[Given data start]
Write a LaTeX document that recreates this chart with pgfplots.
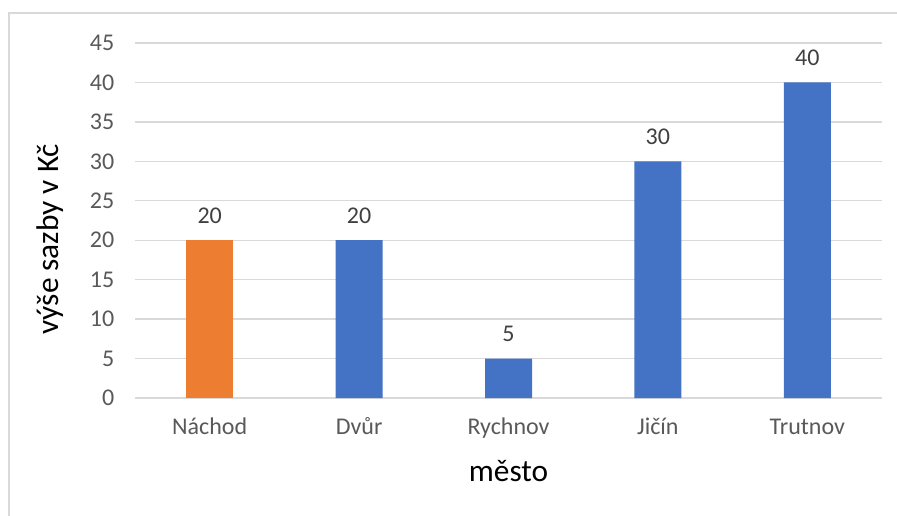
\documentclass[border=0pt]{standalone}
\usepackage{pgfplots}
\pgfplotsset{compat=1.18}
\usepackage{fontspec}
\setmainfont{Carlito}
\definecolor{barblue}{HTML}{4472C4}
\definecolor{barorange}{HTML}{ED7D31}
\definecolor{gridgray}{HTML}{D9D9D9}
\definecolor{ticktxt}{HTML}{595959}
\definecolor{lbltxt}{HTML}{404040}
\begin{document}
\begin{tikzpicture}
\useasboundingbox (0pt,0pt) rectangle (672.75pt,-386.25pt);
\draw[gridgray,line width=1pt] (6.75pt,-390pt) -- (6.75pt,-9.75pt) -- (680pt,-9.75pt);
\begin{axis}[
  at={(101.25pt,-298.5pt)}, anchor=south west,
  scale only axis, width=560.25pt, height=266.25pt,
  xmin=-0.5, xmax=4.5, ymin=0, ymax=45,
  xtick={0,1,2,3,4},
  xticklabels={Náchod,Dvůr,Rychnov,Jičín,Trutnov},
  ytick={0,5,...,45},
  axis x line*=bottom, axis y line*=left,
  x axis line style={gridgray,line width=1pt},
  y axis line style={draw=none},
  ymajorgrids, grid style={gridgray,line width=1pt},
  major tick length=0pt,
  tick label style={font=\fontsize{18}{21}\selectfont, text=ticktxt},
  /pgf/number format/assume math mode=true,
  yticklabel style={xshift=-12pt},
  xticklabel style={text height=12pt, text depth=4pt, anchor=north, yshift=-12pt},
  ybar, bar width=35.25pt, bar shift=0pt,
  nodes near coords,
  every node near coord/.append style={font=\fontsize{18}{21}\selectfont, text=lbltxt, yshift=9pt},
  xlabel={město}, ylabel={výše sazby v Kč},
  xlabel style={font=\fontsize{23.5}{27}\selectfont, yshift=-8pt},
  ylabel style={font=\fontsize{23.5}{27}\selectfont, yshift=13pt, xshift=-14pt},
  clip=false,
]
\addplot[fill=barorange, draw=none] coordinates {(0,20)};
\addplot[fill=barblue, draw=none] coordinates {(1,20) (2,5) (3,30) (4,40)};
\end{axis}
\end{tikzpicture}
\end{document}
[Given data end]
[Given data start]
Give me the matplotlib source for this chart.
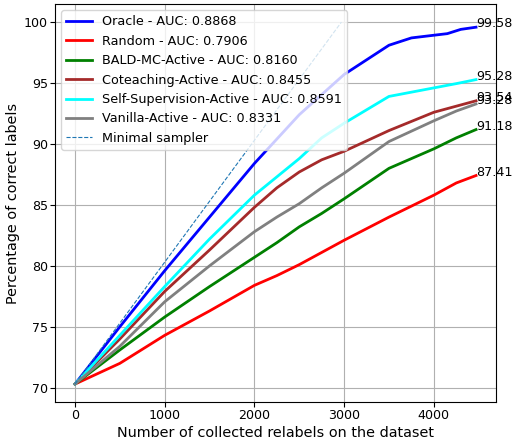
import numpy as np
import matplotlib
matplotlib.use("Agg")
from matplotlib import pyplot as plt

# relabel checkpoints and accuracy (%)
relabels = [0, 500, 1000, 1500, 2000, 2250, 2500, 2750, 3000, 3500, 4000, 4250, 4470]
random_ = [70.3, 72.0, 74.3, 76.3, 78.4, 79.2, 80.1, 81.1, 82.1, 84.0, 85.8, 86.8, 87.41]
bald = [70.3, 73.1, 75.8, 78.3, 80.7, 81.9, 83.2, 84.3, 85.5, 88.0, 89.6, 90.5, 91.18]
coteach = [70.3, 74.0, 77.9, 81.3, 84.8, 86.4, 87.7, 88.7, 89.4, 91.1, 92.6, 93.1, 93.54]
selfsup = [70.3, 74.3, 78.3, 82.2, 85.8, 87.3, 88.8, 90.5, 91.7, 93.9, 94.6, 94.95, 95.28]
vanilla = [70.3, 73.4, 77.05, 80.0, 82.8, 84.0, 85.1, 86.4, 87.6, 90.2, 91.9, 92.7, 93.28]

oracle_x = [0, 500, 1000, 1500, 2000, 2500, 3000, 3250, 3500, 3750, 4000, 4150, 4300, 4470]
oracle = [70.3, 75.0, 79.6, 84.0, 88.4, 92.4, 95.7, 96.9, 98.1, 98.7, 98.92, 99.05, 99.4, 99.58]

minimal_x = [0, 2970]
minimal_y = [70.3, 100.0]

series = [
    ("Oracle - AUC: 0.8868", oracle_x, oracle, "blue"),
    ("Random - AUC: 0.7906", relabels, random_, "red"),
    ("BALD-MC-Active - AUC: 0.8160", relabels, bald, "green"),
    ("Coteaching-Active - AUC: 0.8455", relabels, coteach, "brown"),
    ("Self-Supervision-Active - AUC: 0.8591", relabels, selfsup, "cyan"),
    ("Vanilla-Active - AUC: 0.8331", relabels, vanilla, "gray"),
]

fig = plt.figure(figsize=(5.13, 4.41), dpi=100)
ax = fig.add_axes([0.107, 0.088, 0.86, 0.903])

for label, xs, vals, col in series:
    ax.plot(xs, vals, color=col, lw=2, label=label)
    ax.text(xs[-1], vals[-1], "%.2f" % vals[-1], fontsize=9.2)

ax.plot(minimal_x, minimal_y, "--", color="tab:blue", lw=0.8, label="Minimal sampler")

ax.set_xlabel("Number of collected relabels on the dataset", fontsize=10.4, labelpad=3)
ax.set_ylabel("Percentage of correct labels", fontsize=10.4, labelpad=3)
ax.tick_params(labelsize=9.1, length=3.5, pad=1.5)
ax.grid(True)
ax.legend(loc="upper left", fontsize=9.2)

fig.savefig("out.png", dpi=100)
[Given data end]
[Given data start]
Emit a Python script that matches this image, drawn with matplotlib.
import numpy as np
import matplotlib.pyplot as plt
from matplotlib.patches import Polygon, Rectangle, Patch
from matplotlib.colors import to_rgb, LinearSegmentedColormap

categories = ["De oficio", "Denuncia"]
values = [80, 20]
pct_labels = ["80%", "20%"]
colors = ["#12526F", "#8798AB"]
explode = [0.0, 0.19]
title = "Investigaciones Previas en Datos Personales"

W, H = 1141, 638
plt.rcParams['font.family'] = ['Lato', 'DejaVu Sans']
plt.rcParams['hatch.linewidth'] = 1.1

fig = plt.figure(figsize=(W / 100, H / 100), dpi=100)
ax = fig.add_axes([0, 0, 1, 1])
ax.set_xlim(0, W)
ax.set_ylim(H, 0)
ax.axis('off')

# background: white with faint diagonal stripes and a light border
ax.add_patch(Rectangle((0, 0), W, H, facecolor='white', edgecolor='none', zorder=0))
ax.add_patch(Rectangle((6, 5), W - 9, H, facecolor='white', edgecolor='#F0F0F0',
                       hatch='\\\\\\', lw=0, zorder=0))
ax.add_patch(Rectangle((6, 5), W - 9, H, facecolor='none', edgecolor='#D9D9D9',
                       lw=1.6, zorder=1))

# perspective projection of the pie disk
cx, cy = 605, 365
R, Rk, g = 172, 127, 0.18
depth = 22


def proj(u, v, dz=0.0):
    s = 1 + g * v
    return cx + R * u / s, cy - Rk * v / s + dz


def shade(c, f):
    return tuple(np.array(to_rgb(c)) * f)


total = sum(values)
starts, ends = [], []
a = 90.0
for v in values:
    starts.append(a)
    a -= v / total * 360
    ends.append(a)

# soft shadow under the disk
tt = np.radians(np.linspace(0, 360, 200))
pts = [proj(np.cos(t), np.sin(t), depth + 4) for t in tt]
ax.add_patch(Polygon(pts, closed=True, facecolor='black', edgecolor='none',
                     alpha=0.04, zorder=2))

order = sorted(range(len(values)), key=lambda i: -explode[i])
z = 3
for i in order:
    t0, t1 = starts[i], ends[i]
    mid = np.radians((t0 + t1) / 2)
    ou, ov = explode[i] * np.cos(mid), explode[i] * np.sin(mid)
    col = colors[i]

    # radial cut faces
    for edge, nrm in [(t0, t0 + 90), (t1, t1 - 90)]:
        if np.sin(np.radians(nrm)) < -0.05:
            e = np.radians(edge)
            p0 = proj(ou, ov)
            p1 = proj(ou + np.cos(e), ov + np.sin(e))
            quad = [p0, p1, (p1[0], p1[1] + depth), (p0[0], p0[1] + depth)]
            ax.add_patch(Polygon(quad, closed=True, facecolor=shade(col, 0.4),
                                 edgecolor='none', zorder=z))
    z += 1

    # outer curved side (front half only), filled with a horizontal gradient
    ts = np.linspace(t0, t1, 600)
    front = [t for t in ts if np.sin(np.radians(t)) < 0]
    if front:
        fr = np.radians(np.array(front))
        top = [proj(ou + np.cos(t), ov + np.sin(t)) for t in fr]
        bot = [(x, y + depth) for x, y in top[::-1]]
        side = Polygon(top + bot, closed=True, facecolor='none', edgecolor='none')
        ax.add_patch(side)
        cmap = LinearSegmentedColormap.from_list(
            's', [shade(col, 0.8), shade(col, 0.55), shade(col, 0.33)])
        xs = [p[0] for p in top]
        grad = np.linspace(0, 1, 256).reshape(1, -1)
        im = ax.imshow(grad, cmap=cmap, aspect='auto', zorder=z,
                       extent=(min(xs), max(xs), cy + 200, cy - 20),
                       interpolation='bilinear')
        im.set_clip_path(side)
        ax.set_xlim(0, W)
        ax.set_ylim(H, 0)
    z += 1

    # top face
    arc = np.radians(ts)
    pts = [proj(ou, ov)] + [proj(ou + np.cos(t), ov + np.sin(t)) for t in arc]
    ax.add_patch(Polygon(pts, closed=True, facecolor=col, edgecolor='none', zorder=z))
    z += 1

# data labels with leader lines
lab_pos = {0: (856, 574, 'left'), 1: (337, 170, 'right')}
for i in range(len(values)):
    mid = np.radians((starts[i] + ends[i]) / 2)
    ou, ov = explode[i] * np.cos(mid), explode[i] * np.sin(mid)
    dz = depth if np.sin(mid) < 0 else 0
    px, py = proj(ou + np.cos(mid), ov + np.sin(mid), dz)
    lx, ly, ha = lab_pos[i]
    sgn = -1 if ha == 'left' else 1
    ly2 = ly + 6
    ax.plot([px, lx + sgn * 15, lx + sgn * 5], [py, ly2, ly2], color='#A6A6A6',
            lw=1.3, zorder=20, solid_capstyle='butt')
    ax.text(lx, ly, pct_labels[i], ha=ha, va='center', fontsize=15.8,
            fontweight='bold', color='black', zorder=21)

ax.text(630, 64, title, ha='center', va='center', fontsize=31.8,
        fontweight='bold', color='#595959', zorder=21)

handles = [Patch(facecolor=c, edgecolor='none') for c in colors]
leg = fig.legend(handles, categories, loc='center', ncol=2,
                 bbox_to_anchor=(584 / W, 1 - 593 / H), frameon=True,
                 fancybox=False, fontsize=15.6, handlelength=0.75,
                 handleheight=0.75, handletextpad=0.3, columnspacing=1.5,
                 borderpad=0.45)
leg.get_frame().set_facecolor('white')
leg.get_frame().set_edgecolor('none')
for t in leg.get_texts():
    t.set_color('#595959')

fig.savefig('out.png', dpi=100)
[Given data end]
* The request:
Of all the entries above, repeat only the lines from the line that has "Emit a Python" to the line that has "ax.axis('off')", both lines included, exactly.

* The response:
Emit a Python script that matches this image, drawn with matplotlib.
import numpy as np
import matplotlib.pyplot as plt
from matplotlib.patches import Polygon, Rectangle, Patch
from matplotlib.colors import to_rgb, LinearSegmentedColormap

categories = ["De oficio", "Denuncia"]
values = [80, 20]
pct_labels = ["80%", "20%"]
colors = ["#12526F", "#8798AB"]
explode = [0.0, 0.19]
title = "Investigaciones Previas en Datos Personales"

W, H = 1141, 638
plt.rcParams['font.family'] = ['Lato', 'DejaVu Sans']
plt.rcParams['hatch.linewidth'] = 1.1

fig = plt.figure(figsize=(W / 100, H / 100), dpi=100)
ax = fig.add_axes([0, 0, 1, 1])
ax.set_xlim(0, W)
ax.set_ylim(H, 0)
ax.axis('off')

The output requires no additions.